The Jameses get most of their TV shows and sports via the Internet connection they have hooked into their computer. Debra James pays for a higher-speed connection to get really fast access.
Tom Merritt, an editor at CNet, said, "If you want to stream movies and TV shows you should have at least a 3 MB second connection. For that, you may need to pay $5 to $10 a month extra for a 'boosted' connection."
What to Watch: Network and Cable TV
Once you have fast access to the Internet, finding your favorite shows is a bit of a patchwork quilt. You have to search for your favorite shows at different locations.

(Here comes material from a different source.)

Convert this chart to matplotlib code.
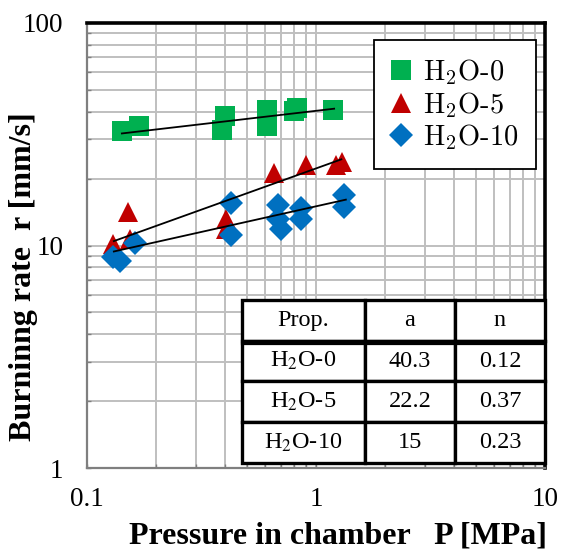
import matplotlib
matplotlib.use("Agg")
import matplotlib.pyplot as plt
from matplotlib.font_manager import FontProperties
from matplotlib.lines import Line2D
import numpy as np

# ---- data ----
series_names = ["H$_2$O-0", "H$_2$O-5", "H$_2$O-10"]
p_h2o0 = [0.142, 0.169, 0.40, 0.387, 0.61, 0.61, 0.80, 0.83, 1.19]
r_h2o0 = [32.6, 34.3, 38.1, 33.1, 40.8, 34.3, 40.1, 41.7, 40.8]
p_h2o5 = [0.151, 0.130, 0.154, 0.405, 0.405, 0.656, 0.90, 1.22, 1.30]
r_h2o5 = [14.2, 10.2, 10.7, 13.2, 11.9, 21.1, 23.0, 23.0, 23.8]
p_h2o10 = [0.130, 0.139, 0.162, 0.426, 0.424, 0.68, 0.68, 0.703, 0.857, 0.857, 1.32, 1.32]
r_h2o10 = [8.86, 8.55, 10.3, 15.5, 11.1, 15.2, 13.2, 11.9, 14.7, 13.2, 16.8, 14.9]
fit_a = [40.3, 22.2, 15]
fit_n = [0.12, 0.37, 0.23]
fit_range = [[0.142, 1.2], [0.131, 1.29], [0.131, 1.35]]
table_header = ["Prop.", "a", "n"]
table_names = ["H$_2$O-0", "H$_2$O-5", "H$_2$O-10"]
xticks = [0.1, 1, 10]
xticklabels = ["0.1", "1", "10"]
yticks = [1, 10, 100]
yticklabels = ["1", "10", "100"]

colors = ["#00B050", "#C00000", "#0070C0"]
markers = ["s", "^", "D"]
msizes = [14.5, 15, 12.5]

fig = plt.figure(figsize=(5.61, 5.56), dpi=100)
ax = fig.add_axes([87/561, 1-468/556, 458/561, 445/556])
ax.set_xscale("log")
ax.set_yscale("log")
ax.set_xlim(0.1, 10)
ax.set_ylim(1, 100)

# grid
ax.grid(True, which="both", color="#BFBFBF", linewidth=1.4, zorder=0)
ax.set_axisbelow(True)

xs = [p_h2o0, p_h2o5, p_h2o10]
ys = [r_h2o0, r_h2o5, r_h2o10]
handles = []
for i in range(3):
    ax.plot(xs[i], ys[i], linestyle="none", marker=markers[i], markersize=msizes[i],
            color=colors[i], markeredgewidth=0, zorder=3)
    handles.append(Line2D([], [], linestyle="none", marker=markers[i], markersize=msizes[i],
                          color=colors[i], markeredgewidth=0))
for i in range(3):
    px = np.array(fit_range[i])
    ax.plot(px, fit_a[i] * px ** fit_n[i], color="black", linewidth=1.3, zorder=4)

# spines
for s in ["left", "bottom"]:
    ax.spines[s].set_color("#7F7F7F")
    ax.spines[s].set_linewidth(1.6)
for s in ["top", "right"]:
    ax.spines[s].set_color("black")
    ax.spines[s].set_linewidth(2.6)

ax.set_xticks(xticks)
ax.set_xticklabels(xticklabels)
ax.set_yticks(yticks)
ax.set_yticklabels(yticklabels)
ax.tick_params(which="both", direction="in", length=3, color="#7F7F7F", width=1,
               top=False, right=False)
ax.tick_params(axis="x", which="major", pad=14, labelsize=19.5)
ax.tick_params(axis="y", which="major", pad=17, labelsize=19.5)
for lab in ax.get_xticklabels() + ax.get_yticklabels():
    lab.set_fontfamily("Liberation Serif")

ax.set_xlabel("Pressure in chamber   P [MPa]", fontfamily="Liberation Serif",
              fontweight="bold", fontsize=23)
ax.xaxis.set_label_coords(0.548, -0.121)
ax.set_ylabel("Burninng rate  r [mm/s]", fontfamily="Liberation Serif",
              fontweight="bold", fontsize=23)
ax.yaxis.set_label_coords(-0.107, 0.429)

# legend
lp = FontProperties(family="cmr10", size=20.5, math_fontfamily="cm")
leg = ax.legend(handles, series_names, prop=lp, loc="upper right",
                bbox_to_anchor=(0.980, 0.962), borderaxespad=0, frameon=True,
                fancybox=False, edgecolor="black", framealpha=1,
                handletextpad=0.4, labelspacing=0.1, borderpad=0.6, handlelength=0.75)
leg.get_frame().set_linewidth(1.3)
leg.set_zorder(6)

# table
cell_text = [[table_names[i], f"{fit_a[i]:g}", f"{fit_n[i]:g}"] for i in range(3)]
tb = ax.table(cellText=cell_text, colLabels=table_header, cellLoc="center",
              bbox=[0.338, 0.011, 0.662, 0.367], colWidths=[0.406, 0.297, 0.297],
              zorder=7)
tb.auto_set_font_size(False)
for (r, c), cell in tb.get_celld().items():
    cell.set_linewidth(2.4)
    cell.set_edgecolor("black")
    cell.set_facecolor("white")
    t = cell.get_text()
    t.set_fontfamily("Liberation Serif")
    t.set_fontsize(17.5)
    t.set_math_fontfamily("stix")
# double line under header
yb = 0.011 + 0.367 * 3 / 4
ax.plot([0.338, 1.0], [yb - 0.008, yb - 0.008], transform=ax.transAxes,
        color="black", linewidth=1.6, zorder=8, clip_on=False)

fig.savefig("out.png", dpi=100)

The major networks all have their own sites for streaming premium programs. ABC.com offers high-definition versions of shows like "Lost" or "Desperate Housewives," but the episodes may become available online slightly later than they air on regular TV.
What to Watch: Sports
For sports, the Jameses use ESPN360.com. The choices for watching premium sporting events from all over the world are amazing: cricket, lacrosse, rugby, soccer and, of course, college and pro basketball, football, baseball -- the list goes on.
Big events like the Super Bowl and the Olympics have their own streaming sites and deals, so this is where you have to be an active researcher to find what you want.
What to Watch: Movies
To watch movies from the Internet, the Jameses subscribe to Netflix. They pay $14 a month and they can watch as many movies as they like on demand from the thousands of movies Netflix has available online.
You can subscribe to this service for as little as $9 a month, but the Jameses added a few extra benefits. See the Netflix site for current pricing deals. You also can stream movies a la carte from sites like Amazon.com.
The Jameses also can resort to a physical movie disc, if they like. Their Media Center PC has a high-definition DVD player built in for any discs they want to watch.
Internet video quality has improved greatly in the last six months. It's not all perfect, but it's a lot better than what many people imagine.
"I've had people come and we're watching ESPN 360 or Netflix and they think we are watching TV and it's not. It's the computer and they are really amazed," Debra James said.
Tom Merritt from CNet agreed.
"There's a perception that Internet video is cat-on-a-skateboard looking, kinda blurry," he said. "But the fact of the matter is that you can actually get high-definition video if you have a fast enough Internet connection, full screen to fill a 60-inch screen."
The quality of the sports and movies the Jameses showed me was very good. It filled their TV full screen and looked great. There were a few moments during a basketball game where the video hiccupped and paused, but they said that was very unusual.
The speed of your Internet connection and the speed of your computer greatly affect how video looks, so it may not be a good idea to use an old computer as your new media center. Not all Internet video can be stretched to look good on a big screen TV, but that's the general industry trend and the quality is getting better all the time.
A Computer on the Big Screen
One of the added benefits to the setup the Jameses have is that they can do all the things they normally do on their computers on their big-screen TV. They can show off digital photos, answer e-mails and browse the Web. They even can do all those things in one corner of the screen while a basketball game fills the rest of the screen. It's a whole new take on the picture-in-picture concept.
Using a computer to watch TV and movies is not quite ready for prime time, but it's a great solution for a segment of the population willing to take the plunge.
"It's a little different, but I think once people realize you can watch these shows inexpensively and view them on demand, they'll realize how much more control they can have over their viewing habits," Debra James said.
My prediction: In a year or two, Internet-based TV will be much easier to navigate and a great way to save your hard-earned dollars.